— Begin Dataset extract —

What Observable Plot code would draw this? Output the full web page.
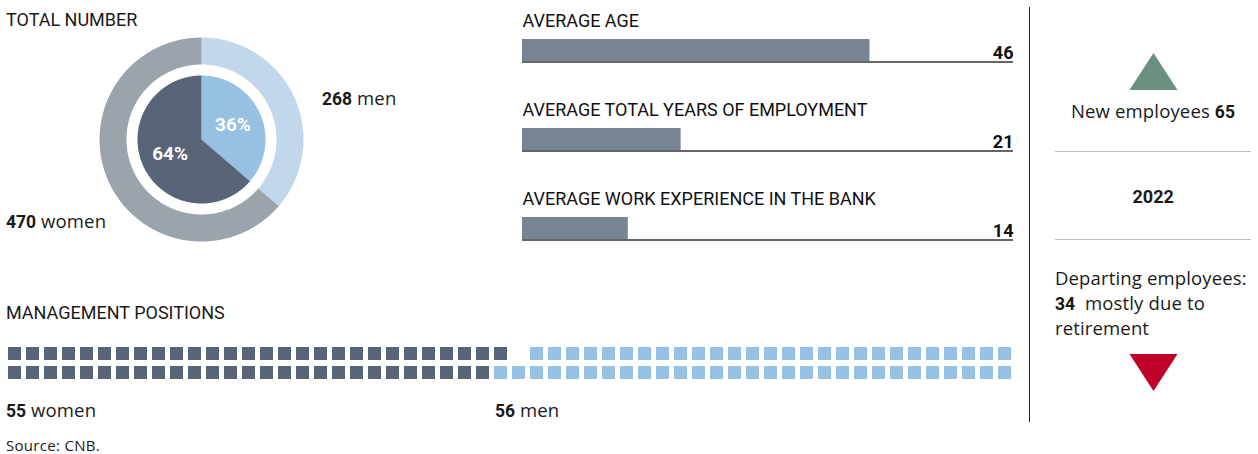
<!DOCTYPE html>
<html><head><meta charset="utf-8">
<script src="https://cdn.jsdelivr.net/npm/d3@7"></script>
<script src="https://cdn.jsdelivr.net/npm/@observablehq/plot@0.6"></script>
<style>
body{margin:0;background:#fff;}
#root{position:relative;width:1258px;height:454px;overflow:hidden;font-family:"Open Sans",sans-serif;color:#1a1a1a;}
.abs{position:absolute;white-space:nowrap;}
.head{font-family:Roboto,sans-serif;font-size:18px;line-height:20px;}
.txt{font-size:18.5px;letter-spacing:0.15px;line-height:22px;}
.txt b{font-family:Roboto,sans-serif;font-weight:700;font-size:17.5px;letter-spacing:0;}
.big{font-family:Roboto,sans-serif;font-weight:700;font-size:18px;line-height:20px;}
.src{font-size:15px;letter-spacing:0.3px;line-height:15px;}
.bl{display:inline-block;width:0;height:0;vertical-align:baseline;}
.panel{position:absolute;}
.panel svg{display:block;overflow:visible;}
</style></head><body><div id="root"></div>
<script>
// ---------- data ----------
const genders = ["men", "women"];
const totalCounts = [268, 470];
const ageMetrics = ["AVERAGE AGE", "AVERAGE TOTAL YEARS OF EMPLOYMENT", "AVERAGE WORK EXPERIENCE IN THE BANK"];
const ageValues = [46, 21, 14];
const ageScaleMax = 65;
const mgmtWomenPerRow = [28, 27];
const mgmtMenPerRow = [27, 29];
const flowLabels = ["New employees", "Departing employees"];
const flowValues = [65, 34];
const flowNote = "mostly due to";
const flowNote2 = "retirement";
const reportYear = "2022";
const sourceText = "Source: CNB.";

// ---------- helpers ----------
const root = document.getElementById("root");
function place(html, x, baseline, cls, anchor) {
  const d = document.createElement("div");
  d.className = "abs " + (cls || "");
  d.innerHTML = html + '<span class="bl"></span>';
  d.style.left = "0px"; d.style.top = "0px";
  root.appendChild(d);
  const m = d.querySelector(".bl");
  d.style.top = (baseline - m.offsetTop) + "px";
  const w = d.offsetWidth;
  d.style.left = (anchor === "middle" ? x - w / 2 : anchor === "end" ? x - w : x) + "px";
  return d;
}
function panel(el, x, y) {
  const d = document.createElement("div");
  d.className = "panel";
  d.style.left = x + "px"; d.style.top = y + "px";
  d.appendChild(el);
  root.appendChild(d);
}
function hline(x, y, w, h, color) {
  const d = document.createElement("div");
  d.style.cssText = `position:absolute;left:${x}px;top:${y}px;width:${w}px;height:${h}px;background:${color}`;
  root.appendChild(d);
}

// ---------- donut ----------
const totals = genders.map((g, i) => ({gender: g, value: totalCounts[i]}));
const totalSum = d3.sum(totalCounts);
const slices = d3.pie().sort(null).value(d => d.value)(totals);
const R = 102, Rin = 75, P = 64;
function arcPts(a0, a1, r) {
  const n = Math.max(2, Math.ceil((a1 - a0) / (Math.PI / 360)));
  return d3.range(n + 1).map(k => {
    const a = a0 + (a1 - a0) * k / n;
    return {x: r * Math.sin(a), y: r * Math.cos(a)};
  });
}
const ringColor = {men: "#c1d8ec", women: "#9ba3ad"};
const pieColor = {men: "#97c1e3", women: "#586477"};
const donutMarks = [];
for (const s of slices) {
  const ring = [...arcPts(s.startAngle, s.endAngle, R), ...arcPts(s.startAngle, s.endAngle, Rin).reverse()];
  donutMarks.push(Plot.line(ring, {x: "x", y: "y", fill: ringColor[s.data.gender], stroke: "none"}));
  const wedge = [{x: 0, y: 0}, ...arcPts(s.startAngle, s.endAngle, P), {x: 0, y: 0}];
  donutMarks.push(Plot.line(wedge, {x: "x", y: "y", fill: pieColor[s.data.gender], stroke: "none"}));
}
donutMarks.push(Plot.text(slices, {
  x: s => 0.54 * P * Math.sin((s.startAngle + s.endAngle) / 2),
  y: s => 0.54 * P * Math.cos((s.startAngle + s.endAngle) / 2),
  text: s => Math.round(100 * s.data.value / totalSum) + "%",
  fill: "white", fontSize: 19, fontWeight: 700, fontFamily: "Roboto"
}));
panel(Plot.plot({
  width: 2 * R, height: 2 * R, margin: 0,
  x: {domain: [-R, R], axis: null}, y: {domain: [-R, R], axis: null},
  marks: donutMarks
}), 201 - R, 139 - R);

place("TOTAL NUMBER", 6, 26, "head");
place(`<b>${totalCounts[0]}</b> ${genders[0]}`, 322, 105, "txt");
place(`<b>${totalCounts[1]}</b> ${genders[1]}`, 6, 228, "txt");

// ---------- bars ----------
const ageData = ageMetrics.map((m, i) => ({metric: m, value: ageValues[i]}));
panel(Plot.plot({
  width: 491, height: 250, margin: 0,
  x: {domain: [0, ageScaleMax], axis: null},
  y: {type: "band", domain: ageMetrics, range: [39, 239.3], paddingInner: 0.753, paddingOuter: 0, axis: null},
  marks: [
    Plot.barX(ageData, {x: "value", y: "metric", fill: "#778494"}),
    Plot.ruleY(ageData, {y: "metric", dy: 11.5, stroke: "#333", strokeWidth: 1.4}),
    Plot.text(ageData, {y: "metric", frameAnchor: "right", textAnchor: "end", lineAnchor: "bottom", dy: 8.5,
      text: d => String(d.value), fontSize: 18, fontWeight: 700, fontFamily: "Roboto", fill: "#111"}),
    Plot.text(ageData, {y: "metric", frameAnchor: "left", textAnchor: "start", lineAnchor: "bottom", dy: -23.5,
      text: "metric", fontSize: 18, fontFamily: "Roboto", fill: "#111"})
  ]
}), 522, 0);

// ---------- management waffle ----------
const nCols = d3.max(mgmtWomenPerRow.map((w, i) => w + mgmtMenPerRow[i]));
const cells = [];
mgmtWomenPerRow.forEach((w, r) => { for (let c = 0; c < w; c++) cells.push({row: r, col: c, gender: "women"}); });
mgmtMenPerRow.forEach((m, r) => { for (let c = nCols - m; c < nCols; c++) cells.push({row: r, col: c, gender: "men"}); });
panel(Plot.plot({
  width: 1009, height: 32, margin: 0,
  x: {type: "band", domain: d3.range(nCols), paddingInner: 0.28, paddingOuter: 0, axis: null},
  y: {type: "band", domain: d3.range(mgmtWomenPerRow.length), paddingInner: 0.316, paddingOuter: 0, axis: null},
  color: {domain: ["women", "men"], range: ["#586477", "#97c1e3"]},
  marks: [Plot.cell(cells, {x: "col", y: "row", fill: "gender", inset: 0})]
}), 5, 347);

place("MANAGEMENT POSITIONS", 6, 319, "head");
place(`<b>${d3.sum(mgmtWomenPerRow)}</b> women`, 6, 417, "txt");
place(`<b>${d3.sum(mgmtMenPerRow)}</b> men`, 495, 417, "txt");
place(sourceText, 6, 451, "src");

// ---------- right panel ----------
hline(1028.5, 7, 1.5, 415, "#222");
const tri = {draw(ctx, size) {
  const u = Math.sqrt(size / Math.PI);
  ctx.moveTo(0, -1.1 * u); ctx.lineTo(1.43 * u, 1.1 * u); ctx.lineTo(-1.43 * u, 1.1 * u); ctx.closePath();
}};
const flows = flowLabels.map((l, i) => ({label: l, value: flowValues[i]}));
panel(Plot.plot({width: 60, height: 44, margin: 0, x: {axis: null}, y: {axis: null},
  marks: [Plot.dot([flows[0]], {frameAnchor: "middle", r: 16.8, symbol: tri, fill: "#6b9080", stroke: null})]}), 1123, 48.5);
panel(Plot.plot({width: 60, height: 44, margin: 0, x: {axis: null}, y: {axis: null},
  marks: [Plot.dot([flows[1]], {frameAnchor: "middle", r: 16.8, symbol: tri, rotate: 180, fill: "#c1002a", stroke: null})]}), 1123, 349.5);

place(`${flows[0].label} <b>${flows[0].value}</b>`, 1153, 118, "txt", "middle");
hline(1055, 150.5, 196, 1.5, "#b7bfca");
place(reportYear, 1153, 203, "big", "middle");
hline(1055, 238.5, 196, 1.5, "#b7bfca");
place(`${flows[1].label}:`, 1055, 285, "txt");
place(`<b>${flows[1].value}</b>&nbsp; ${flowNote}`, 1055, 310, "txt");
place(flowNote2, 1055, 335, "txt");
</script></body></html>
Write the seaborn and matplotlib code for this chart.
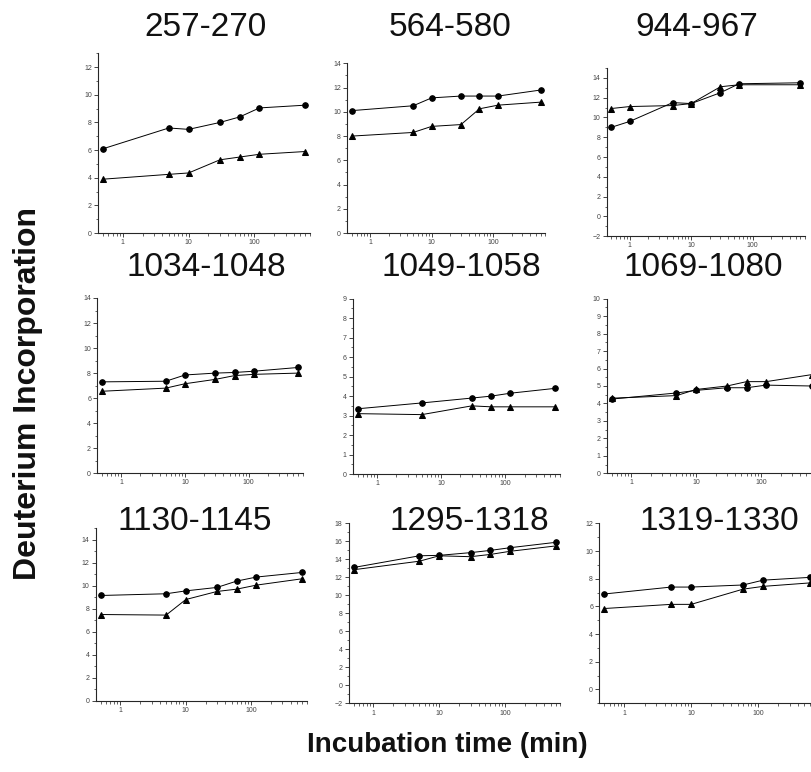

— End Dataset extract —

### Task instructions
In the entries above, some lines may contain the string "draw"; report how many, without additional comment.

### Correct response
2